Rilo Kiley - The Execution Of All Things
"I'm feeling badly: it's not an attempt at decency. And if you're well-off, well, then I'm happy some for you, but I'd rather not celebrate my defeat and humiliation here with you."

This song can be an excellent passive-aggressive weapon when placed in the right hands, ie. mine. (Technically, I guess any song would have worked, but the fact that it was this one just made it that much better.) Once upon an unpleasant time, I got myself into one of those classic and universally bad in-love-with-your-housemate situations. I earn extra points for stupidity for having known I felt that way long before I decided it would be an okay idea to live together. When I finally told the truth after a year-and-a-half, so did he, and it wasn't what I wanted to hear. He started seeing someone a week later. We shared a bedroom wall. You fill in the blanks.

One day she was over at our house, and I didn't particularly want her there. (I didn't particularly want him there either, but he was paying rent.) So, with my bedroom door considerately closed, I played "The Execution Of All Things" several times over, at increasingly loud volumes, until I had to plug my own ears and sit on the other side of my room from the speakers in order to tolerate the noise. They didn't say a thing to me, but left for her house a few minutes later. I WIN. I also dealt with the conflict in an incredibly mature manner. After he left, I may have eaten a bunch of his ice cream. I know I did that at least a couple of times.
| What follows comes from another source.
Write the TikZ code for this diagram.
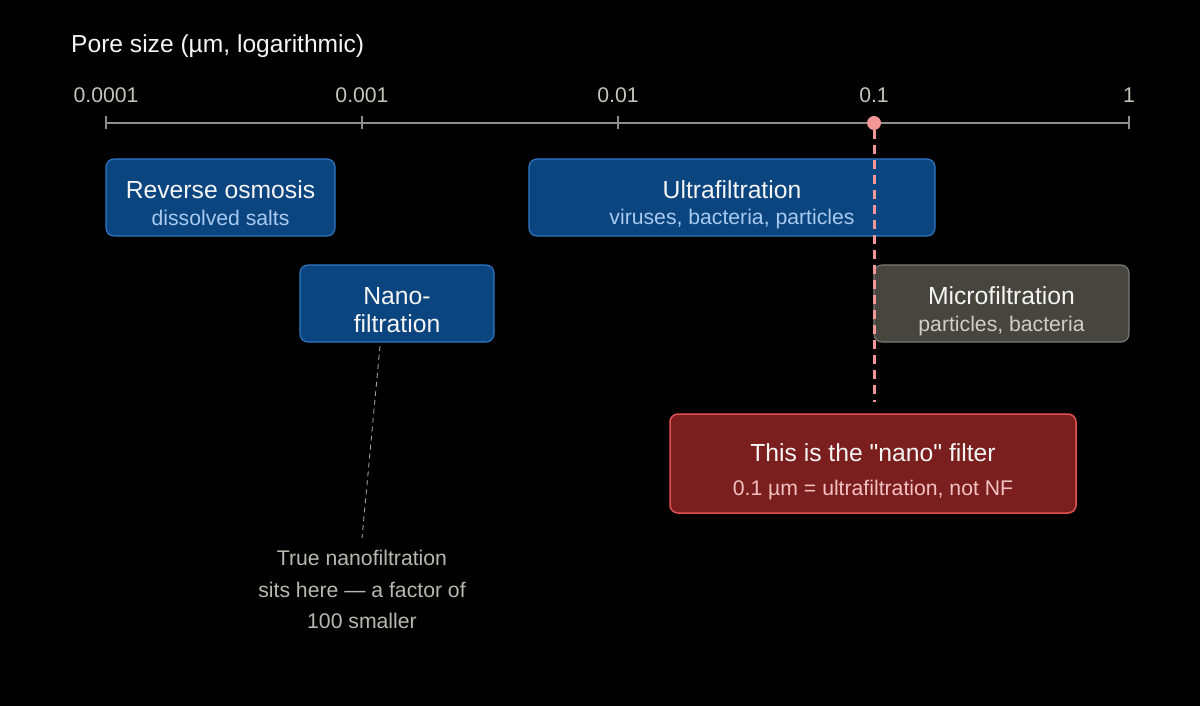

Anyway, the song. It begins with a warped music box that melts into synthesizers and strings, until Jenny Lewis' voice enters all sugar-spice-and-everything-nice, and brings a filthy bassline with it. Now you've got an incredibly catchy, well-written indie pop song that later busts out some great guitar lines. I guess it's probably not "current" enough to get played on The O.C. or something; otherwise, it would be so hot right now. But the best part of the song is when you discover that it is actually about murdering every single living creature on earth, except for the perpetrator of some unknown crime against Ms. Lewis, because the entire point of the exercise is for him to suffer through the massacre until just the two of them are left, when he will finally also get murdered. This is the catchiest song you will ever hear about wanting to commit mass murder simply out of spite. It is the cyanide in your Almond Crunch ice cream. In short: AWESOME.

"Then we'll murder what matters to you and move on to your neighbours and kids, crush all hopes of happiness with disease 'cause of what you did. And lastly, you're all alone with nothing left but sleep - but sleep never comes to you, it's just the guilt and forever wakefulness of the weak. It's just you and me! The execution of all things!"